Though he cannot legally marry in Maryland himself, DiPaula is an authorized nondenominational Christian minister and has officiated at the weddings of a few family members and friends.
In 2010, he officiated at the marriage of two longtime Democratic staffers: Kristin F. Jones, chief of staff to House Speaker Michael E. Busch (D-Anne Arundel), and Joseph C. Bryce, chief lobbyist for O’Malley.
Both developed deep friendships with DiPaula during his days with Ehrlich, and both were central to the effort to pass a gay nuptials bill during this year’s legislative session.

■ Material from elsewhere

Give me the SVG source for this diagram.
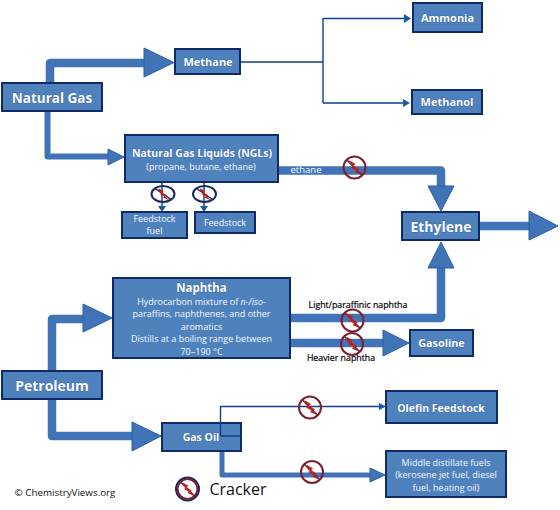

DiPaula played a behind-the-scenes role in the legislative debate, lobbying several Republican lawmakers. (One senator and two delegates voted for the bill.)
As part of the referendum campaign, DiPaula has helped reach out to Republican funders and national groups and brought a more business-oriented approach to the task, others involved say.
“He’s helped open doors we thought were closed,” said Del. Maggie McIntosh (D-Baltimore). “He’s smart. He’s strategic. And he’s fun. He’s added a great perspective.”